A lot has already been written about the impact of the coronavirus pandemic on physical and mental health, psycho-social factors, global economy, agriculture, politics and the likes. Another pertinent thought that arises during such a crisis is the threat it poses to the existential security we all live with. Coping with a pandemic can make you question security in a completely different context. Everyday news is full of facts and figures that push you to acknowledge, however hard it might be, how quickly life can change for humankind. It leaves you staring at the fragility of the transactional universe we have created for ourselves.
The actual mortal nature of human life is, perhaps, low on the list of our worries. What makes this threat large and difficult to digest are the minute day-to-day things building up to it — from the loss of routines to the very basic loss of freedom; the daily inconveniences that we may find exasperating to get used to; being cooped up at home; wearing a mask whenever stepping outside; frantic use of hand sanitisers; practicing social distancing and, god forbid, if someone sneezes or coughs in your vicinity. Many of us are struggling through the despair and futility of our current living conditions as they may seem to reek of redundancy.
What’s stranger is that these day-to-day inconveniences sound like an ‘inconvenience’ as long as they are happening to other people. But they suddenly feel a lot more real and threatening when they start happening to oneself. The lack of necessary space, protection, and support is the primary threat to the fabric of security that we have built for ourselves. Perhaps that’s the reason behind panic buying — a small way to ensure an immediate sense of safety that comes from having enough resources to survive when the world around us seems to be tumbling into an apocalypse.
Life may seem meaningless when we begin to question our contribution to a larger society in this entire situation. How am I making myself useful? Am I doing enough? Couple this with the lack of avenues to experience affection and fulfilment, and the recipe for existential crisis is ready. It is ironic how some of us are struggling with loneliness at an individualistic level while, as mankind, we are experiencing ‘collective’ vulnerability. These shifts in experiences as an individual and as a species can be overwhelming to process.

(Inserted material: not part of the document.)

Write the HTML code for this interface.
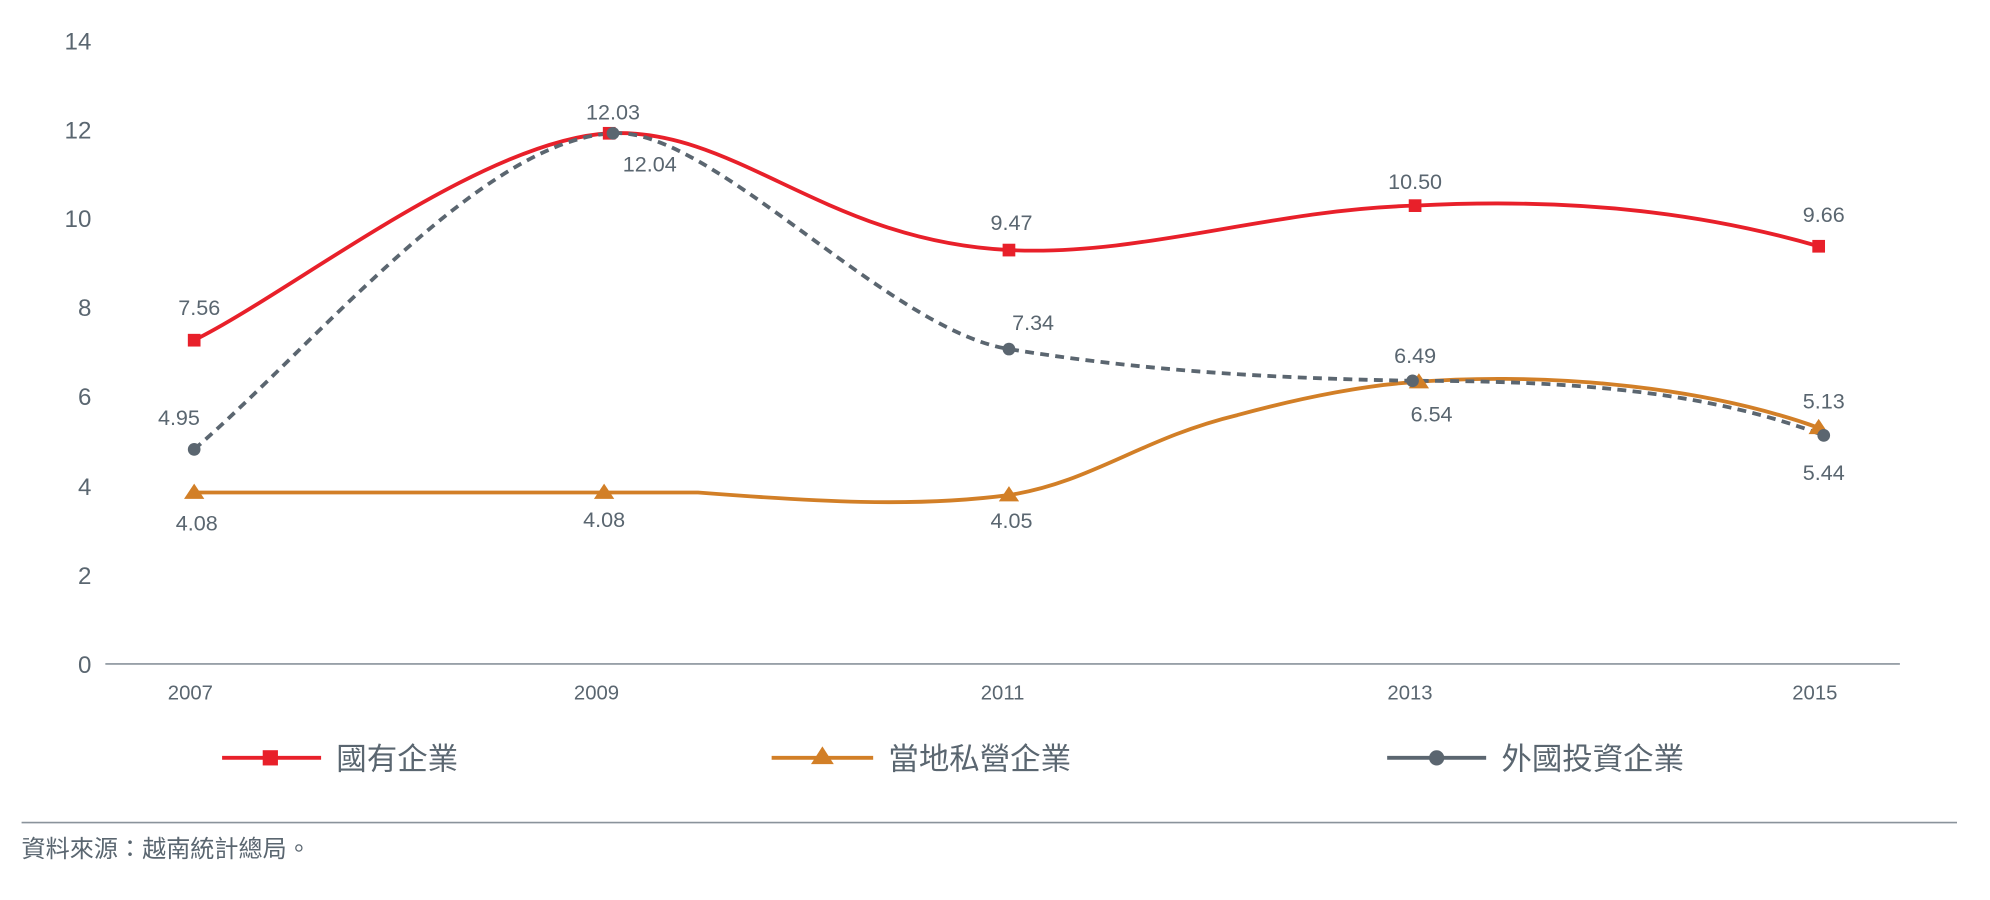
<!DOCTYPE html>
<html><head><meta charset="utf-8"><style>
html,body{margin:0;padding:0;background:#fff;width:1990px;height:900px;overflow:hidden}
svg{display:block}
text{font-family:"Liberation Sans","Noto Sans CJK TC",sans-serif;fill:#5a6670}
</style></head><body>
<svg width="1990" height="900" viewBox="0 0 1568 709" preserveAspectRatio="none">
<g font-size="19" text-anchor="end">
<text x="72" y="39">14</text><text x="72" y="109">12</text><text x="72" y="179">10</text>
<text x="72" y="249">8</text><text x="72" y="319">6</text><text x="72" y="390">4</text>
<text x="72" y="460">2</text><text x="72" y="530">0</text>
</g>
<line x1="83" y1="523" x2="1497" y2="523" stroke="#8a939b" stroke-width="1.3"/>
<g font-size="16" text-anchor="middle">
<text x="150" y="551">2007</text><text x="470" y="551">2009</text><text x="790" y="551">2011</text>
<text x="1111" y="551">2013</text><text x="1430" y="551">2015</text>
</g>
<path d="M153,388 L550,388 C640,395 720,400 795,390 C860,380 900,345 975,327 C1030,312 1080,303 1115,301 C1200,294 1330,300 1433,337" fill="none" stroke="#d27f27" stroke-width="3"/>
<path d="M153,268 C230,230 380,110 480,105 C580,100 650,190 795,197 C900,202 1000,165 1115,162 C1250,155 1350,170 1433,194" fill="none" stroke="#e8202a" stroke-width="3"/>
<path d="M153,354 C250,270 380,110 483,105 C560,100 700,260 795,275 C900,292 1000,298 1115,300 C1250,300 1350,310 1437,343" fill="none" stroke="#5b6670" stroke-width="3" stroke-dasharray="7,5"/>
<g fill="#d27f27">
<polygon points="153,381 161,393 145,393"/><polygon points="476,381 484,393 468,393"/><polygon points="795,383 803,395 787,395"/><polygon points="1118,294 1126,306 1110,306"/><polygon points="1433,330 1441,342 1425,342"/>
</g>
<g fill="#e8202a">
<rect x="148" y="263" width="10" height="10"/><rect x="475" y="100" width="10" height="10"/><rect x="790" y="192" width="10" height="10"/><rect x="1110" y="157" width="10" height="10"/><rect x="1428" y="189" width="10" height="10"/>
</g>
<g fill="#5b6670">
<circle cx="153" cy="354" r="5"/><circle cx="483" cy="105" r="5"/><circle cx="795" cy="275" r="5"/><circle cx="1113" cy="300" r="5"/><circle cx="1437" cy="343" r="5"/>
</g>
<g font-size="17" text-anchor="middle">
<text x="157" y="248">7.56</text><text x="483" y="94">12.03</text><text x="512" y="135">12.04</text>
<text x="797" y="181">9.47</text><text x="1115" y="149">10.50</text><text x="1437" y="175">9.66</text>
<text x="141" y="335">4.95</text><text x="814" y="260">7.34</text><text x="1115" y="286">6.49</text>
<text x="1437" y="322">5.13</text><text x="1128" y="332">6.54</text><text x="1437" y="378">5.44</text>
<text x="155" y="418">4.08</text><text x="476" y="415">4.08</text><text x="797" y="416">4.05</text>
</g>
<line x1="175" y1="597" x2="253" y2="597" stroke="#e8202a" stroke-width="3"/>
<rect x="207" y="591" width="12" height="12" fill="#e8202a"/>
<line x1="608" y1="597" x2="688" y2="597" stroke="#d27f27" stroke-width="3"/>
<polygon points="648,588 657,602 639,602" fill="#d27f27"/>
<line x1="1093" y1="597" x2="1171" y2="597" stroke="#5b6670" stroke-width="3"/>
<circle cx="1132" cy="597" r="6" fill="#5b6670"/>
<g font-size="24">
<text x="265" y="606">國有企業</text><text x="700" y="606">當地私營企業</text><text x="1183" y="606">外國投資企業</text>
</g>
<line x1="17" y1="648" x2="1542" y2="648" stroke="#8a939b" stroke-width="1.3"/>
<text x="17" y="675" font-size="19">資料來源：越南統計總局。</text>
</svg>
</body></html>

Since no one is ever mentally prepared for a crisis like this pandemic, the question arises: How do we cope with this threat to our existential security? Sure, there is no one way to process such an event. Especially, when it is not over yet. However, some small measures at an individual level might just help us cope a little better. For instance, we can reinstall a safety net by learning to navigate through our emotional states at this time, negative and positive; acknowledge that a few things are beyond our control but keep a firm focus on what lies within our focus of control; ensure emotional availability for our loved ones and use our own support system as and when needed to help bridge the disconnection we are experiencing. These small interventions can help make some sense of what is happening around us without losing our own sense of self and security.